Respect the "Private Property" signs. Westerners take those seriously. Much of the land that looks "open" on a map is actually active ranch land. Stick to the areas shaded in green (National Forest) or yellow (Bureau of Land Management).
Buy a physical Gazetter. It's a large-format book of maps that shows every dirt road and creek. It’s the gold standard for exploring the backroads of these two states.
Stop at the small-town diners in places like Challis, Idaho, or Darby, Montana. That’s where you get the real "map" of the area—the locals will tell you which roads are washed out and where the elk are moving.
Understand that "100 miles" in the West is a different unit of measurement than 100 miles in the East. It’s a journey, not a commute. Prepare for the lack of services, bring extra water, and keep your gas tank above half. The map doesn't always show how lonely those roads can get at 2:00 AM.
Lastly, look at the topographic layers. The beauty of these states isn't in the towns; it's in the verticality. The ridges, the basins, and the river confluences are the real landmarks. Once you understand the terrain, the lines on the map finally start to make sense.

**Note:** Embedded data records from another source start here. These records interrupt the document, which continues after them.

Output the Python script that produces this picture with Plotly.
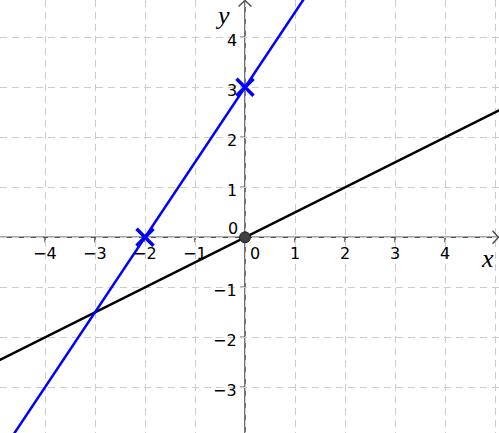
import plotly.graph_objects as go

# linhas (dois pontos cada)
azul_x = [-5.0, 2.0]
azul_y = [-4.5, 6.0]
preta_x = [-5.0, 5.2]
preta_y = [-2.5, 2.6]

# pontos marcados
cruz_x = [-2, 0]
cruz_y = [0, 3]
origem_x = [0]
origem_y = [0]

# rótulos dos eixos
ticks_x = [-4, -3, -2, -1, 1, 2, 3, 4]
ticks_y = [-3, -2, -1, 1, 2, 3, 4]

X_MIN, X_MAX = -4.9, 5.08
Y_MIN, Y_MAX = -3.914, 4.746

CINZA_EIXO = '#505050'
FONTE = 'DejaVu Sans'

fig = go.Figure()

# eixos
fig.add_shape(type='line', x0=X_MIN, x1=X_MAX, y0=0, y1=0,
              line=dict(color=CINZA_EIXO, width=1.6), layer='below')
fig.add_shape(type='line', x0=0, x1=0, y0=Y_MIN, y1=Y_MAX,
              line=dict(color=CINZA_EIXO, width=1.6), layer='below')
# pontas de seta abertas
fig.add_shape(type='path',
              path=f'M {X_MAX-0.13},0.13 L {X_MAX-0.01},0 L {X_MAX-0.13},-0.13',
              line=dict(color=CINZA_EIXO, width=1.5))
fig.add_shape(type='path',
              path=f'M -0.13,{Y_MAX-0.13} L 0,{Y_MAX-0.01} L 0.13,{Y_MAX-0.13}',
              line=dict(color=CINZA_EIXO, width=1.5))

# marcas dos ticks (para baixo no eixo x, para a esquerda no eixo y)
for t in ticks_x:
    fig.add_shape(type='line', x0=t, x1=t, y0=0, y1=-0.1,
                  line=dict(color=CINZA_EIXO, width=1.5), layer='below')
for t in ticks_y:
    fig.add_shape(type='line', x0=0, x1=-0.1, y0=t, y1=t,
                  line=dict(color=CINZA_EIXO, width=1.5), layer='below')

# retas
fig.add_trace(go.Scatter(x=preta_x, y=preta_y, mode='lines',
                         line=dict(color='black', width=2.5), hoverinfo='skip'))
fig.add_trace(go.Scatter(x=azul_x, y=azul_y, mode='lines',
                         line=dict(color='#0000ff', width=2.5), hoverinfo='skip'))

# pontos
fig.add_trace(go.Scatter(x=cruz_x, y=cruz_y, mode='markers',
                         marker=dict(symbol='x-thin', size=17,
                                     line=dict(color='#0000ff', width=3.5))))
fig.add_trace(go.Scatter(x=origem_x, y=origem_y, mode='markers',
                         marker=dict(color='#404040', size=11,
                                     line=dict(color='#202020', width=1))))

# rótulos numéricos
for t in ticks_x:
    fig.add_annotation(x=t, y=-0.33, text=str(t).replace('-', '\u2212'),
                       showarrow=False, font=dict(family=FONTE, size=16, color='black'))
for t in ticks_y:
    fig.add_annotation(x=-0.12, y=t - 0.07, text=str(t).replace('-', '\u2212'),
                       showarrow=False, xanchor='right',
                       font=dict(family=FONTE, size=16, color='black'))
fig.add_annotation(x=0.2, y=-0.33, text='0', showarrow=False,
                   font=dict(family=FONTE, size=16, color='black'))
fig.add_annotation(x=-0.24, y=0.17, text='0', showarrow=False,
                   font=dict(family=FONTE, size=16, color='black'))

# nomes dos eixos
fig.add_annotation(x=4.84, y=-0.42, text='<i>x</i>', showarrow=False,
                   font=dict(family='Liberation Serif', size=26, color='black'))
fig.add_annotation(x=-0.46, y=4.44, text='<i>y</i>', showarrow=False,
                   font=dict(family='Liberation Serif', size=26, color='black'))

grade = dict(showgrid=True, gridcolor='#cccccc', gridwidth=1, griddash='7px,5px',
             dtick=1, tick0=0, zeroline=False, showticklabels=False,
             showline=False, ticks='', fixedrange=True)
fig.update_xaxes(range=[X_MIN, X_MAX], **grade)
fig.update_yaxes(range=[Y_MIN, Y_MAX], **grade)

fig.update_layout(
    width=499, height=433,
    margin=dict(l=0, r=0, t=0, b=0),
    plot_bgcolor='white', paper_bgcolor='white',
    showlegend=False,
)

fig.write_html('out.html', config={'displayModeBar': False},
               post_script="document.body.style.margin='0';"
                           "document.body.style.overflow='hidden';")
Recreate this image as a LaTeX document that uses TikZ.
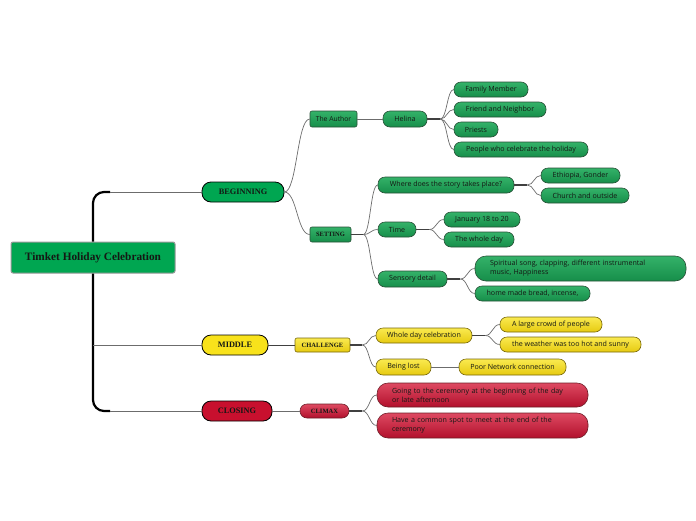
\documentclass[tikz,border=0pt]{standalone}
\usepackage{fontspec}
\setmainfont{Liberation Serif}
\newfontfamily\leaffont{Open Sans}
\usetikzlibrary{calc}
\definecolor{rootg}{RGB}{0,166,81}
\definecolor{lgt}{RGB}{52,178,105}
\definecolor{lgb}{RGB}{22,142,74}
\definecolor{lgd}{RGB}{40,80,55}
\definecolor{yel}{RGB}{248,226,27}
\definecolor{lyt}{RGB}{250,234,80}
\definecolor{lyb}{RGB}{230,202,16}
\definecolor{lyd}{RGB}{120,104,10}
\definecolor{red1}{RGB}{200,16,46}
\definecolor{lrt}{RGB}{222,74,98}
\definecolor{lrb}{RGB}{178,16,44}
\definecolor{lrd}{RGB}{110,30,40}
\definecolor{txt}{RGB}{20,24,20}
\tikzset{
  base/.style={inner sep=0pt, text=txt, line width=0.6pt},
  rootbox/.style={base, draw=gray!80, fill=rootg, rounded corners=2pt, line width=1pt,
     font=\fontsize{11.3}{13}\selectfont\bfseries, minimum height=31pt},
  mainbox/.style={base, draw=black, rounded corners=9pt, line width=0.8pt,
     font=\fontsize{8.3}{10}\selectfont\bfseries, minimum height=20pt},
  subbox/.style={base, rounded corners=2pt, font=\fontsize{6.5}{8}\selectfont\bfseries},
  leaf/.style={base, rounded corners=7pt, font=\leaffont\fontsize{7.1}{8.5}\selectfont, minimum height=15pt},
  wide/.style={leaf, rounded corners=11pt, align=left, text width=181pt, inner xsep=15pt, minimum height=25pt, font=\leaffont\fontsize{7.1}{9}\selectfont},
  gr/.style={draw=lgd, top color=lgt, bottom color=lgb},
  ye/.style={draw=lyd, top color=lyt, bottom color=lyb},
  rd/.style={draw=lrd, top color=lrt, bottom color=lrb},
  conn/.style={draw=gray!85!black, line width=0.7pt},
  fork/.style={draw=black!75, line width=1.3pt},
  trunk/.style={draw=black, line width=2.2pt},
}
\newcommand\lnk[2]{\draw[conn] let \p1=(#1), \p2=(#2) in (\p1) .. controls ({0.5*\x1+0.5*\x2},\y1) and ({0.5*\x1+0.5*\x2},\y2) .. (\p2);}
\begin{document}
\begin{tikzpicture}[x=1pt,y=-1pt]
\useasboundingbox (0,0) rectangle (696,520);
% main nodes
\node[rootbox, minimum width=164pt] (root) at (93,257.5) {Timket Holiday Celebration};
\node[mainbox, fill=rootg, minimum width=82pt] (beg) at (243,192) {BEGINNING};
\node[mainbox, fill=yel, minimum width=66pt] (mid) at (235,345) {MIDDLE};
\node[mainbox, fill=red1, minimum width=70pt] (clo) at (237,411) {CLOSING};
% beginning
\node[subbox, gr, font=\leaffont\fontsize{6.8}{8}\selectfont, minimum width=47pt, minimum height=16pt] (author) at (333.5,119) {The Author};
\node[leaf, gr, minimum width=44pt, minimum height=16pt] (helina) at (405,119) {Helina};
\node[leaf, gr, minimum width=74pt] (fm) at (491,89.5) {Family Member};
\node[leaf, gr, minimum width=92pt] (fn) at (500,109.5) {Friend and Neighbor};
\node[leaf, gr, minimum width=44pt] (pr) at (476,129.5) {Priests};
\node[leaf, gr, minimum width=134pt] (pp) at (521,149.5) {People who celebrate the holiday};
\node[subbox, gr, minimum width=41pt, minimum height=15pt] (set) at (330.5,234.5) {SETTING};
\node[leaf, gr, minimum width=136pt, minimum height=16pt] (where) at (446,185) {Where does the story takes place?};
\node[leaf, gr, minimum width=79pt] (eth) at (580.5,175.5) {Ethiopia, Gonder};
\node[leaf, gr, minimum width=88pt] (church) at (585,195.5) {Church and outside};
\node[leaf, gr, minimum width=38pt] (time) at (397,229.5) {Time};
\node[leaf, gr, minimum width=76pt] (jan) at (482,219.5) {January 18 to 20};
\node[leaf, gr, minimum width=70pt] (whole) at (479,239.5) {The whole day};
\node[leaf, gr, minimum width=69pt, minimum height=16pt] (sens) at (412.5,279) {Sensory detail};
\node[wide, gr] (spir) at (580.5,268.5) {Spiritual song, clapping, different instrumental\\music, Happiness};
\node[leaf, gr, minimum width=115pt] (bread) at (532.5,293.5) {home made bread, incense,};
% middle
\node[subbox, ye, minimum width=55pt, minimum height=14pt] (chal) at (322.5,345) {CHALLENGE};
\node[leaf, ye, minimum width=96pt] (wdc) at (424,335.5) {Whole day celebration};
\node[leaf, ye, minimum width=102pt] (crowd) at (551,324.5) {A large crowd of people};
\node[leaf, ye, minimum width=141pt] (weather) at (570.5,344.5) {the weather was too hot and sunny};
\node[leaf, ye, minimum width=55pt, minimum height=16pt] (lost) at (403.5,367) {Being lost};
\node[leaf, ye, minimum width=107pt, minimum height=16pt] (net) at (512.5,367) {Poor Network connection};
% closing
\node[subbox, rd, rounded corners=7pt, minimum width=49pt, minimum height=14pt] (climax) at (324.5,411) {CLIMAX};
\node[wide, rd, minimum height=24pt] (going) at (482.5,395) {Going to the ceremony at the beginning of the day\\or late afternoon};
\node[wide, rd] (spot) at (482.5,425.5) {Have a common spot to meet at the end of the\\ceremony};
% trunk
\coordinate (tTop) at (110,192);
\coordinate (tBot) at (110,411);
\coordinate (tMid) at (93,345);
\draw[trunk, rounded corners=11pt] (tTop) -| (root.north);
\draw[trunk, rounded corners=11pt] (root.south) |- (tBot);
\draw[conn] (tTop) -- (beg.west);
\draw[conn] (tBot) -- (clo.west);
\draw[conn] (tMid) -- (mid.west);
% beginning links
\lnk{beg.east}{author.west}
\lnk{beg.east}{set.west}
\draw[conn] (author.east) -- (helina.west);
\coordinate (fH) at ($(helina.east)+(13,0)$);
\draw[fork] (helina.east) -- (fH);
\lnk{fH}{fm.west}\lnk{fH}{fn.west}\lnk{fH}{pr.west}\lnk{fH}{pp.west}
\coordinate (fS) at ($(set.east)+(12,0)$);
\draw[fork] (set.east) -- (fS);
\lnk{fS}{where.west}\lnk{fS}{time.west}\lnk{fS}{sens.west}
\coordinate (fW) at ($(where.east)+(13,0)$);
\draw[fork] (where.east) -- (fW);
\lnk{fW}{eth.west}\lnk{fW}{church.west}
\coordinate (fT) at ($(time.east)+(13,0)$);
\draw[fork] (time.east) -- (fT);
\lnk{fT}{jan.west}\lnk{fT}{whole.west}
\coordinate (fSe) at ($(sens.east)+(13,0)$);
\draw[fork] (sens.east) -- (fSe);
\lnk{fSe}{spir.west}\lnk{fSe}{bread.west}
% middle links
\draw[fork, line width=1pt] (mid.east) -- (chal.west);
\coordinate (fC) at ($(chal.east)+(12,0)$);
\draw[fork] (chal.east) -- (fC);
\lnk{fC}{wdc.west}\lnk{fC}{lost.west}
\coordinate (fD) at ($(wdc.east)+(13,0)$);
\draw[fork] (wdc.east) -- (fD);
\lnk{fD}{crowd.west}\lnk{fD}{weather.west}
\draw[conn] (lost.east) -- (net.west);
% closing links
\draw[conn] (clo.east) -- (climax.west);
\coordinate (fX) at ($(climax.east)+(13,0)$);
\draw[fork] (climax.east) -- (fX);
\lnk{fX}{going.west}\lnk{fX}{spot.west}
\end{tikzpicture}
\end{document}
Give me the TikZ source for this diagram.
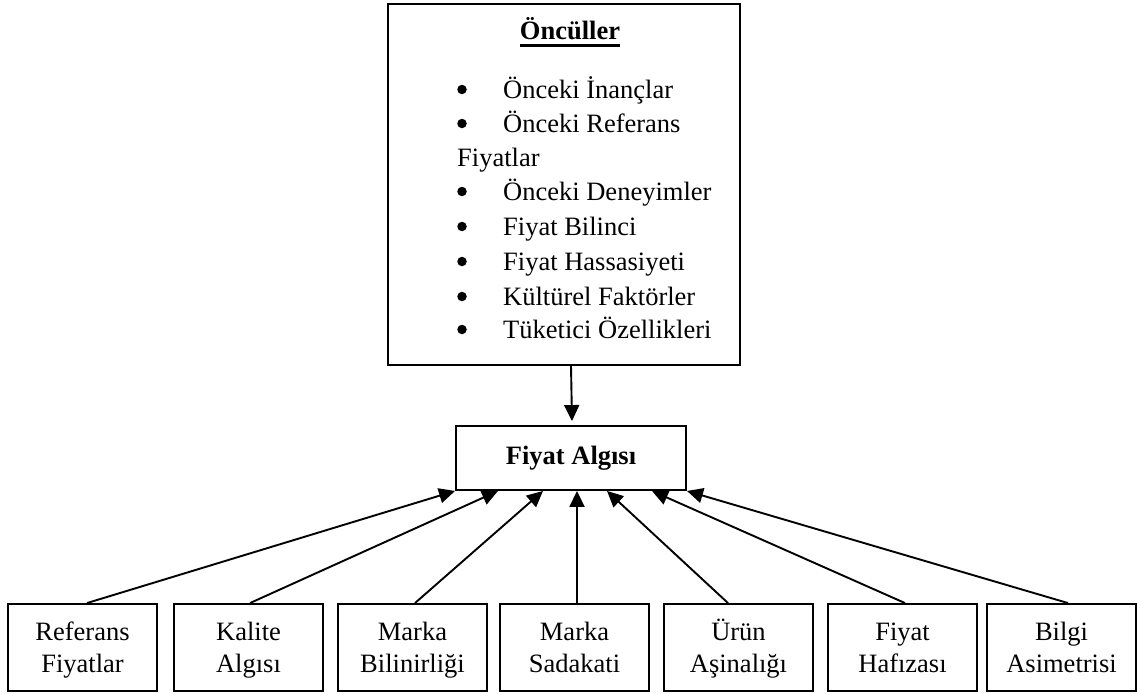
\documentclass[tikz,border=0pt]{standalone}
\usepackage{fontspec}
\setmainfont{Liberation Serif}
\usetikzlibrary{arrows.meta}
\begin{document}
\begin{tikzpicture}[x=1pt,y=-1pt,
  txt/.style={font=\fontsize{26.5}{32}\selectfont},
  box/.style={draw,line width=1.9pt,rectangle,inner sep=0pt},
  leaf/.style={box,txt,minimum width=149pt,minimum height=87pt,align=center},
  item/.style={txt,anchor=base west,inner sep=0pt},
  dot/.style={circle,fill,inner sep=0pt,minimum size=9.5pt},
  link/.style={line width=1.9pt,-{Triangle[length=16pt,width=15pt]}}]
\useasboundingbox (0,0) rectangle (1137,693);
\fill[white] (0,0) rectangle (1137,693);

% antecedents box with its list
\node[box,minimum width=352pt,minimum height=361pt] (top) at (564,184.5) {};
\node[txt,anchor=base,inner sep=0pt] (head) at (570,40) {\textbf{Öncüller}};
\draw[line width=2.4pt] ([yshift=-5.5pt]head.base west) -- ([yshift=-5.5pt]head.base east);
\foreach \y/\t [count=\i] in {98/Önceki İnançlar,132/Önceki Referans,200/Önceki Deneyimler,235/Fiyat Bilinci,270/Fiyat Hassasiyeti,305/Kültürel Faktörler,338/Tüketici Özellikleri}{
  \node[dot] (d\i) at (462,\y-8.5) {};
  \node[item] (t\i) at (503,\y) {\t};
}
\node[item] (t2b) at (457,166) {Fiyatlar};

% central concept
\node[box,txt,minimum width=230pt,minimum height=64pt] (fa) at (571,458) {\textbf{Fiyat Algısı}};

% factor boxes
\foreach \x/\a/\b [count=\i] in {82.5/Referans/Fiyatlar,248.5/Kalite/Algısı,412.5/Marka/Bilinirliği,574.5/Marka/Sadakati,738.5/Ürün/Aşinalığı,902.5/Fiyat/Hafızası,1061.5/Bilgi/Asimetrisi}{
  \node[leaf] (b\i) at (\x,647.5) {};
  \node[txt,anchor=base,inner sep=0pt] (u\i) at (\x,640) {\a};
  \node[txt,anchor=base,inner sep=0pt] (l\i) at (\x,672) {\b};
}

% connectors
\draw[link] ([xshift=7pt]top.south) -- ([xshift=1pt,yshift=4pt]fa.north);
\draw[link] ([xshift=4.5pt]b1.north) -- (fa.south west);
\draw[link] ([xshift=1.5pt]b2.north) -- ([xshift=-73pt]fa.south);
\draw[link] ([xshift=2.5pt]b3.north) -- ([xshift=-28pt]fa.south);
\draw[link] ([xshift=2.5pt]b4.north) -- ([xshift=6pt]fa.south);
\draw[link] ([xshift=-10.5pt]b5.north) -- ([xshift=36pt]fa.south);
\draw[link] ([xshift=2.5pt]b6.north) -- ([xshift=81pt]fa.south);
\draw[link] ([xshift=6.5pt]b7.north) -- (fa.south east);
\end{tikzpicture}
\end{document}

Pro Tip: If you're driving through the Idaho panhandle on I-90, stop at the Fourth of July Pass. It's a literal high point on the map and gives you a perfect perspective of the dense forest that defines that part of the state. In Montana, make sure to hit the "Going-to-the-Sun Road" in Glacier, but book your vehicle reservation months in advance—it's the most regulated line on the map for a reason.